The letters reveal how, though indifferent to the world, or perhaps because of this indifference, he could be chauvinistic and insist that English life was the best a person could lead. The letters reveal also how he gloried in his food and drink, especially delighting in the food called brawn, a mixture of chopped up parts from the head, feet, legs, and tongue of the pig.

Most poignantly the letters tell the story of the insanity of his sister Mary. Without her and her dreadful deed in killing their mother, his life would surely have been different. In writing of the deed to Coleridge, he stated it directly and candidly. Thereafter the letters abound with the terror of his situation, his dread over the recurrent insanity Mary had visited upon herself, and the delight she and he had during her months of perfect sanity, when they worked together. Their relationship was truly one of the remarkable ones of all time. He cared for her gently, established a pension for her in case she should outlive him (which she did by thirteen years), and during his later years as her fits of insanity came more and more frequently, necessitating her going to a house of detention where she could be better cared for, he accepted his fate with the philosophic resignation that had characterized his behavior throughout life.

Upon his retirement from the East India House after thirty-three years of service, he delighted in his new-found freedom, which he said extended the length of his days to three times their former length, and he hoped that he would be able to adjust to all this new leisure.

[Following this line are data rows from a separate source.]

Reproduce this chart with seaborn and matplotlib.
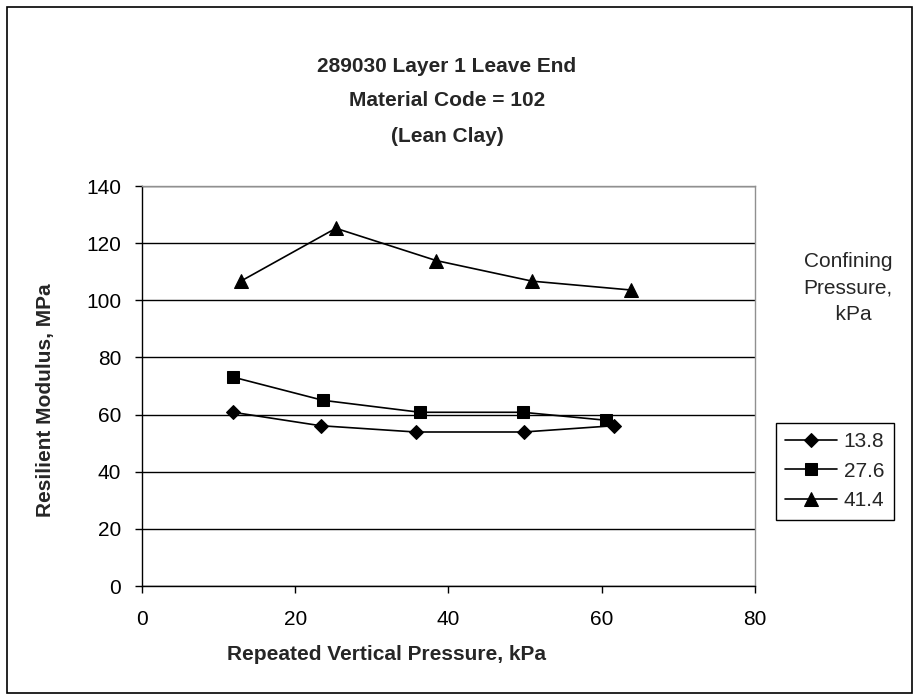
import matplotlib
matplotlib.use('Agg')
import matplotlib.pyplot as plt
import pandas as pd
import seaborn as sns
from matplotlib.patches import Rectangle

sns.set_theme(style="white")
plt.rcParams['font.family'] = ['Liberation Sans', 'DejaVu Sans']

# Values
confining = ['13.8', '27.6', '41.4']
vert_13_8 = [11.9, 23.3, 35.7, 49.8, 61.6]
mr_13_8 = [60.8, 56.1, 53.9, 53.9, 56.1]
vert_27_6 = [11.9, 23.6, 36.3, 49.7, 60.6]
mr_27_6 = [73.1, 65.0, 60.8, 60.8, 58.0]
vert_41_4 = [12.9, 25.3, 38.4, 50.9, 63.8]
mr_41_4 = [106.7, 125.2, 113.9, 106.7, 103.6]

df = pd.DataFrame({
	'x': vert_13_8 + vert_27_6 + vert_41_4,
	'y': mr_13_8 + mr_27_6 + mr_41_4,
	'Confining': [confining[0]] * 5 + [confining[1]] * 5 + [confining[2]] * 5,
})

fs = 15
fig = plt.figure(figsize=(9.2, 7), dpi=100)
ax = fig.add_axes([142 / 920, 1 - 586 / 700, (755 - 142) / 920, (586 - 186) / 700])

markers = {'13.8': 'D', '27.6': 's', '41.4': '^'}
sizes_map = {'13.8': 7.5, '27.6': 9, '41.4': 10}
palette = {c: 'black' for c in confining}
sns.lineplot(data=df, x='x', y='y', hue='Confining', style='Confining', markers=markers, dashes=False,
             palette=palette, sort=False, ax=ax, linewidth=1.2, markersize=9, markeredgecolor='black')
for line, c in zip(ax.lines, confining):
	line.set_markersize(sizes_map[c])

ax.set_xlim(0, 80)
ax.set_ylim(0, 140)
ax.set_xticks(range(0, 81, 20))
ax.set_yticks(range(0, 141, 20))
ax.tick_params(axis='both', labelsize=fs, colors='black', direction='out', length=5, width=1)
ax.tick_params(axis='x', pad=12)
ax.tick_params(axis='y', pad=10)
ax.tick_params(left=True, bottom=True)
ax.yaxis.grid(True, color='black', linewidth=1)
ax.xaxis.grid(False)
ax.spines['left'].set_color('black')
ax.spines['bottom'].set_color('black')
ax.spines['top'].set_color('#909090')
ax.spines['right'].set_color('#909090')
for s in ax.spines.values():
	s.set_linewidth(1)
ax.set_xlabel('')
ax.set_ylabel('')

# Legend
handles, labels = ax.get_legend_handles_labels()
for h, c in zip(handles, confining):
	h.set_markersize(sizes_map[c])
ax.legend(handles, labels, loc='upper left', bbox_to_anchor=(776 / 920, 1 - 423 / 700),
          bbox_transform=fig.transFigure, borderaxespad=0, fontsize=fs, frameon=True, fancybox=False,
          edgecolor='black', framealpha=1, handlelength=2.5, handletextpad=0.3, labelspacing=0.5,
          borderpad=0.45)
ax.get_legend().get_frame().set_linewidth(1)

# Titles and labels
title_lines = ['289030 Layer 1 Leave End', 'Material Code = 102', '(Lean Clay)']
for t, yy in zip(title_lines, [66, 101, 137]):
	fig.text(447 / 920, 1 - yy / 700, t, ha='center', va='center', fontsize=fs, fontweight='bold')
fig.text(387 / 920, 1 - 655 / 700, 'Repeated Vertical Pressure, kPa', ha='center', va='center', fontsize=fs,
         fontweight='bold')
fig.text(46 / 920, 1 - 400 / 700, 'Resilient Modulus, MPa', ha='center', va='center', rotation=90, fontsize=fs,
         fontweight='bold')
fig.text(848 / 920, 1 - 288 / 700, 'Confining\nPressure,\n  kPa', ha='center', va='center', fontsize=fs,
         linespacing=1.5, multialignment='center')

# Outer border
fig.patches.append(Rectangle((7 / 920, 7 / 700), 905 / 920, 686 / 700, transform=fig.transFigure, fill=False,
                             edgecolor='black', linewidth=1.2))

plt.savefig('out.png', dpi=100)
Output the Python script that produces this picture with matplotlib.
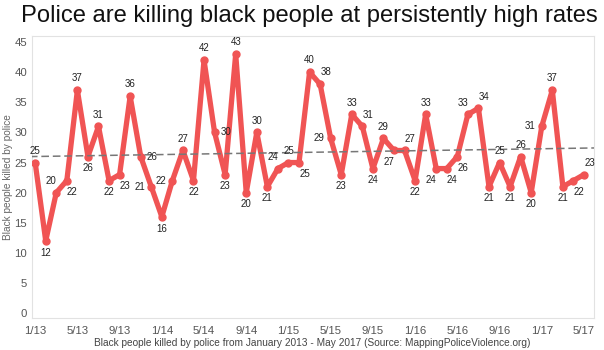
import numpy as np
import matplotlib
matplotlib.use("Agg")
import matplotlib.pyplot as plt

plt.rcParams['font.family'] = ['Liberation Sans', 'DejaVu Sans']

# Monthly counts, Jan 2013 - May 2017
values = [25, 12, 20, 22, 37, 26, 31, 22, 23, 36, 26, 21,
          16, 22, 27, 22, 42, 30, 23, 43, 20, 30, 21, 24,
          25, 25, 40, 38, 29, 23, 33, 31, 24, 29, 27, 27,
          22, 33, 24, 24, 26, 33, 34, 21, 25, 21, 26, 20,
          31, 37, 21, 22, 23]
tick_labels = ['1/13', '5/13', '9/13', '1/14', '5/14', '9/14', '1/15',
               '5/15', '9/15', '1/16', '5/16', '9/16', '1/17', '5/17']
yticks = [0, 5, 10, 15, 20, 25, 30, 35, 40, 45]

# label placement codes (style)
place = ['a', 'b', 'al', 'br', 'a', 'b', 'a', 'b', 'br', 'a', 'r', 'l',
         'b', 'l', 'a', 'b', 'a', 'r', 'b', 'a', 'b', 'a', 'b', 'al',
         'a', 'br', 'a', 'ar', 'l', 'b', 'a', 'ar', 'b', 'a', 'bl', 'ar',
         'b', 'a', 'bl', 'br', 'br', 'al', 'ar', 'b', 'a', 'b', 'a', 'b',
         'l', 'a', 'b', 'br', 'ar']
offs = {'a': (0, 8.5), 'b': (0, -8.5), 'l': (-8.5, 0), 'r': (8, 0),
        'al': (-3.5, 8.5), 'ar': (4, 8.5), 'bl': (-4, -8.5), 'br': (4, -8.5)}

x = np.arange(len(values))
y = np.array(values, dtype=float)

fig = plt.figure(figsize=(6.04, 3.5), dpi=100)
ax = fig.add_axes([32/604, 1 - 318/350, (594-32)/604, (318-36)/350])

line_color = '#F05454'
ax.plot(x, y, color=line_color, lw=3.8, solid_joinstyle='round',
        solid_capstyle='round', zorder=3)
ax.plot(x, y, 'o', color=line_color, ms=5, zorder=3)

# trend line
k, b = np.polyfit(x, y, 1)
xl = np.array([-0.5, len(values) - 0.05])
ax.plot(xl, k * xl + b, ls=(0, (5, 2.5)), color='#777777', lw=1.1, zorder=4)

for xi, yi, p in zip(x, values, place):
    ax.annotate(str(yi), (xi, yi), xytext=offs[p], textcoords='offset points',
                ha='center', va='center', fontsize=7, color='#222222', zorder=5)

ax.set_xlim(-0.3, 52.95)
ax.set_ylim(-0.8, 46)
ax.set_yticks(yticks)
ax.set_xticks(np.arange(0, len(values), 4))
ax.set_xticklabels(tick_labels)
ax.tick_params(axis='both', length=0, labelsize=8.2, colors='#555555')
ax.tick_params(axis='x', pad=5.4)
ax.tick_params(axis='y', pad=3.6)
for s in ax.spines.values():
    s.set_color('#e2e2e2')
    s.set_linewidth(0.8)

fig.text(8.5/604, 1 - 177/350, 'Black people killed by police', rotation=90,
         ha='center', va='center', fontsize=7.3, color='#666666')
fig.text(312/604, 1 - 342.5/350,
         'Black people killed by police from January 2013 - May 2017 (Source: MappingPoliceViolence.org)',
         ha='center', va='center', fontsize=7.3, color='#444444')

fig.text(309/604, 1 - 16/350, 'Police are killing black people at persistently high rates',
         ha='center', va='center', fontsize=17.1, color='#111111')

fig.savefig('out.png', dpi=100)
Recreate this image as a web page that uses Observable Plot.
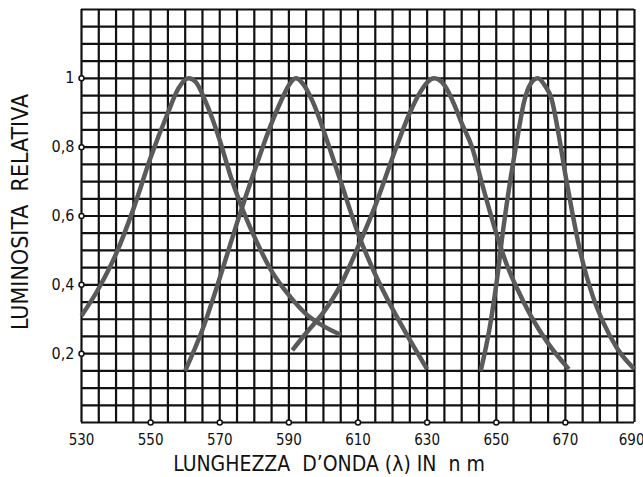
<!DOCTYPE html>
<html>
<head>
<meta charset="utf-8">
<script src="https://cdn.jsdelivr.net/npm/d3@7"></script>
<script src="https://cdn.jsdelivr.net/npm/@observablehq/plot@0.6"></script>
<style>
  html, body { margin: 0; padding: 0; background: #fff; }
  #chart svg { display: block; }
</style>
</head>
<body>
<div id="chart"></div>
<script>
// ---- data ----
const wl1  = [530, 535, 540, 545, 550, 555, 558, 561, 563, 566, 570, 573, 576, 580, 585, 590, 595, 600, 605];
const lum1 = [0.31, 0.39, 0.49, 0.62, 0.77, 0.90, 0.97, 1.0, 0.99, 0.93, 0.82, 0.72, 0.635, 0.54, 0.44, 0.37, 0.315, 0.28, 0.255];

const wl2  = [560, 565, 570, 575, 580, 585, 588, 590, 592, 594, 597, 601, 605, 610, 615, 620, 625, 630];
const lum2 = [0.15, 0.27, 0.42, 0.58, 0.73, 0.87, 0.94, 0.98, 1.0, 0.985, 0.93, 0.82, 0.70, 0.55, 0.43, 0.33, 0.24, 0.155];

const wl3  = [591, 595, 600, 605, 610, 615, 620, 625, 628, 632, 635, 638, 640, 643, 646, 650, 653, 656, 660, 665, 671];
const lum3 = [0.21, 0.26, 0.32, 0.40, 0.51, 0.63, 0.77, 0.90, 0.96, 1.0, 0.98, 0.92, 0.87, 0.80, 0.69, 0.55, 0.46, 0.39, 0.31, 0.23, 0.155];

const wl4  = [645.5, 648, 650, 652, 654, 656, 658, 660, 662, 664, 666, 668, 670, 672, 674, 676, 678, 681, 685, 690];
const lum4 = [0.15, 0.27, 0.40, 0.56, 0.70, 0.82, 0.93, 0.985, 1.0, 0.98, 0.94, 0.84, 0.72, 0.61, 0.51, 0.43, 0.365, 0.29, 0.215, 0.155];

const xTicks = [530, 550, 570, 590, 610, 630, 650, 670, 690];
const xTickLabels = ["530", "550", "570", "590", "610", "630", "650", "670", "690"];
const yTicks = [0.2, 0.4, 0.6, 0.8, 1];
const yTickLabels = ["0,2", "0,4", "0,6", "0,8", "1"];
const xTitle = "LUNGHEZZA  D’ONDA (λ) IN  n m";
const yTitle = "LUMINOSITA  RELATIVA";

// grid spacing (graph paper): every 5 nm and every 0.05
const gridX = d3.range(0, 33).map(i => 530 + i * 5);
const gridY = d3.range(0, 25).map(i => +(i * 0.05).toFixed(2));

const series = [[wl1, lum1], [wl2, lum2], [wl3, lum3], [wl4, lum4]];

const font = "'DejaVu Sans Condensed', 'DejaVu Sans', sans-serif";

const chart = Plot.plot({
  width: 643,
  height: 477,
  marginLeft: 81,
  marginRight: 9,
  marginTop: 9,
  marginBottom: 55,
  style: { background: "#fff", fontFamily: font, color: "#111" },
  x: { domain: [530, 690], axis: null },
  y: { domain: [0, 1.2], axis: null },
  marks: [
    Plot.ruleX(gridX, { stroke: "#111", strokeWidth: 2.2 }),
    Plot.ruleY(gridY, { stroke: "#111", strokeWidth: 2.2 }),
    ...series.map(([xs, ys]) =>
      Plot.line(xs.map((x, i) => ({ x, y: ys[i] })), {
        x: "x", y: "y", curve: "monotone-x",
        stroke: "#5a5a5a", strokeWidth: 4.5, strokeLinecap: "butt"
      })
    ),
    // tick dots
    Plot.dot(yTicks, { x: () => 530, y: d => d, r: 2.5, fill: "#fff", stroke: "#111", strokeWidth: 1.5 }),
    Plot.dot(xTicks.slice(1, -1), { x: d => d, y: () => 0, r: 2.5, fill: "#fff", stroke: "#111", strokeWidth: 1.5 }),
    // tick labels
    Plot.text(xTicks, {
      x: d => d, y: () => 0, text: (d, i) => xTickLabels[i],
      dy: 18, fontSize: 15, fill: "#111", textAnchor: "middle"
    }),
    Plot.text(yTicks, { x: () => 530, y: d => d, text: (d, i) => yTickLabels[i], dx: -7, textAnchor: "end", fontSize: 16, fill: "#111" }),
    // axis titles
    Plot.text([xTitle], { frameAnchor: "bottom", textAnchor: "middle", dy: 48, dx: -29, fontSize: 21, fill: "#111", letterSpacing: "1.2px" }),
    Plot.text([yTitle], { frameAnchor: "left", textAnchor: "middle", dx: -61, dy: -4, rotate: -90, fontSize: 23, fill: "#111", letterSpacing: "2.4px" })
  ]
});

// nudge the last x tick label so it stays inside the picture, as in the reference
chart.querySelectorAll("text").forEach(t => {
  if (t.textContent === "690") { t.setAttribute("text-anchor", "end"); t.setAttribute("dx", "10"); }
});

document.getElementById("chart").appendChild(chart);
</script>
</body>
</html>
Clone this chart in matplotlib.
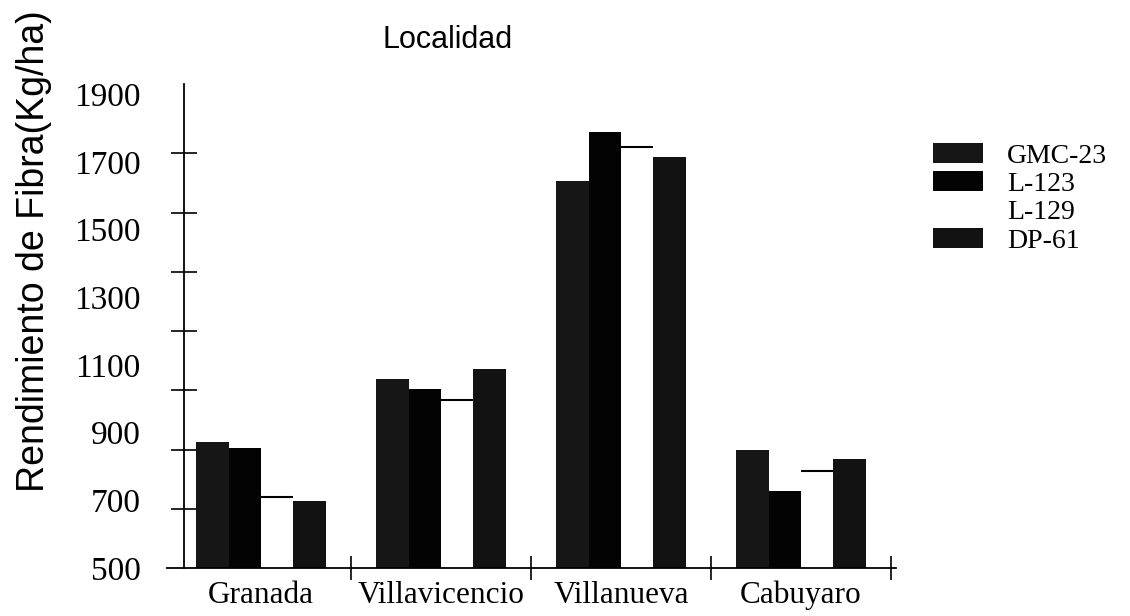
import numpy as np
import matplotlib
matplotlib.use('Agg')
from matplotlib import pyplot as plt

# Data
localidades = ['Granada', 'Villavicencio', 'Villanueva', 'Cabuyaro']
variedades = ['GMC-23', 'L-123', 'L-129', 'DP-61']
gmc_23 = [872, 1058, 1643, 849]
l_123 = [854, 1029, 1788, 727]
l_129 = [709, 996, 1744, 787]
dp_61 = [698, 1088, 1714, 822]
y_labels = [500, 700, 900, 1100, 1300, 1500, 1700, 1900]

series = [gmc_23, l_123, l_129, dp_61]
colors = ['#161616', '#030303', '#ffffff', '#121212']

serif = ['Liberation Serif', 'DejaVu Serif']
sans = ['Liberation Sans', 'DejaVu Sans']

fig = plt.figure(figsize=(11.3, 6.16), dpi=100)
ax = fig.add_axes([0.1481, 0.0779, 0.6451, 0.7857])

x = np.arange(len(localidades))
w = 0.18
bars = []
for i, (vals, c) in enumerate(zip(series, colors)):
    xpos = x + (i - 1.5) * w
    heights = np.array(vals) - 500
    b = ax.bar(xpos, heights, width=w, bottom=500, color=c, edgecolor='none',
               label=variedades[i], zorder=2)
    bars.append(b)
    if c == '#ffffff':
        # white bars only show their top edge
        ax.hlines(vals, xpos - w / 2, xpos + w / 2, color='black', lw=1.5, zorder=3)

ax.set_xlim(-0.52, 3.53)
ax.set_ylim(500, 1930)

for s in ['top', 'right']:
    ax.spines[s].set_visible(False)
ax.spines['left'].set_position(('data', -0.428))
ax.spines['left'].set_bounds(500, 1930)
ax.spines['left'].set_linewidth(1.3)
ax.spines['bottom'].set_linewidth(1.3)

# labels every 200, tick marks every 175 (as in the original scan)
ax.set_yticks(y_labels)
ax.set_yticklabels([str(v) for v in y_labels], fontfamily=serif, fontsize=24)
ax.set_yticks(np.arange(500, 1901, 175), minor=True)
ax.tick_params(axis='y', which='major', length=0, pad=31)
ax.tick_params(axis='y', which='minor', direction='inout', length=19, width=1.2)

ax.set_xticks(x)
ax.set_xticklabels(localidades, fontfamily=serif, fontsize=22.5)
ax.set_xticks([0.5, 1.5, 2.5, 3.5], minor=True)
ax.tick_params(axis='x', which='major', length=0, pad=9)
ax.tick_params(axis='x', which='minor', direction='inout', length=17, width=1.2)

ax.set_ylabel('Rendimiento de Fibra(Kg/ha)', fontfamily=sans, fontsize=27)
ax.yaxis.set_label_coords(-0.158, 0.655)

fig.text(448 / 1130, 1 - 40 / 616, 'Localidad', fontfamily=sans, fontsize=22,
         ha='center', va='center')

leg = ax.legend(handles=bars, loc='upper left', bbox_to_anchor=(933 / 1130, 1 - 143 / 616),
                bbox_transform=fig.transFigure, frameon=False, prop={'family': serif, 'size': 20},
                handlelength=1.8, handleheight=0.72, handletextpad=0.86, labelspacing=0.1,
                borderpad=0, borderaxespad=0)

plt.savefig('out.png', dpi=100)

On December 22, 1834, Lamb fell in the street, developed erysipelas, and died five days later. The last letter he wrote, on the day he fell in the street, delightfully reveals most of the main interests of his life: he tells how while frying tripe he went out to fetch a book and lost it. He wants the recipient of the letter to locate the book at once or write that she cannot find it. He laments that if the book is lost he will never like tripe again.